Though the rejection rate for mail-in ballots improved for the November election, it was still higher than before SB1 went into effect.
Scott assumed control of a forensic audit of the 2020 election investigating results in four counties, a probe initiated at Trump’s request despite the fact he won the state by 5 percentage points over Joe Biden.
An initial preliminary report on the audit released late last year said no malfeasance had occurred. The end of the second phase of the probe is expected to be announced by year’s end.
Earlier this year, Scott established a forensic audit division within his office headed by the former head of election law at the conservative lobby group and think tank the Texas Public Policy Foundation.
But in his resignation letter, Scott, a Fort Worth attorney, said the auditing process had left him with “a deep appreciation for the difficult, meticulous and often thankless job of local election officials in safeguarding the integrity of the ballot box.”
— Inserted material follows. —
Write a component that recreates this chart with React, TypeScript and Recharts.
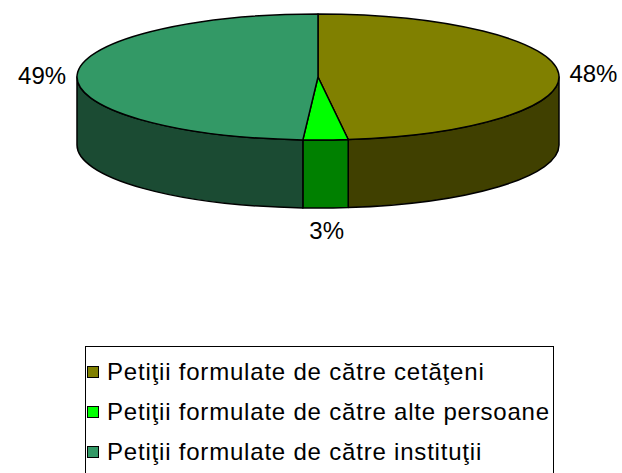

“Ensuring confidence in our elections and building the Texas brand on the international stage are crucial for the continued growth and success of our great state,” Abbott said in a statement, accepting Scott’s resignation.
Of Nelson, who in recent years has been the highest ranking Republican woman in the Texas state senate, Abbott said her lifelong commitment to public services and deep understanding of state government, “will be assets in her new role ensuring the critical duties of secretary of State are fulfilled.
“Nothing is more important to a free society than fair elections, and the State of Texas will continue working to uphold and protect this right,” Abbott said.
Nelson and her husband, J. Michael Nelson, owned and operated an aircraft component manufacturing company in Denton County, Texas, just north of the Dallas-Fort Worth metroplex. They have five children and 12 grandchildren.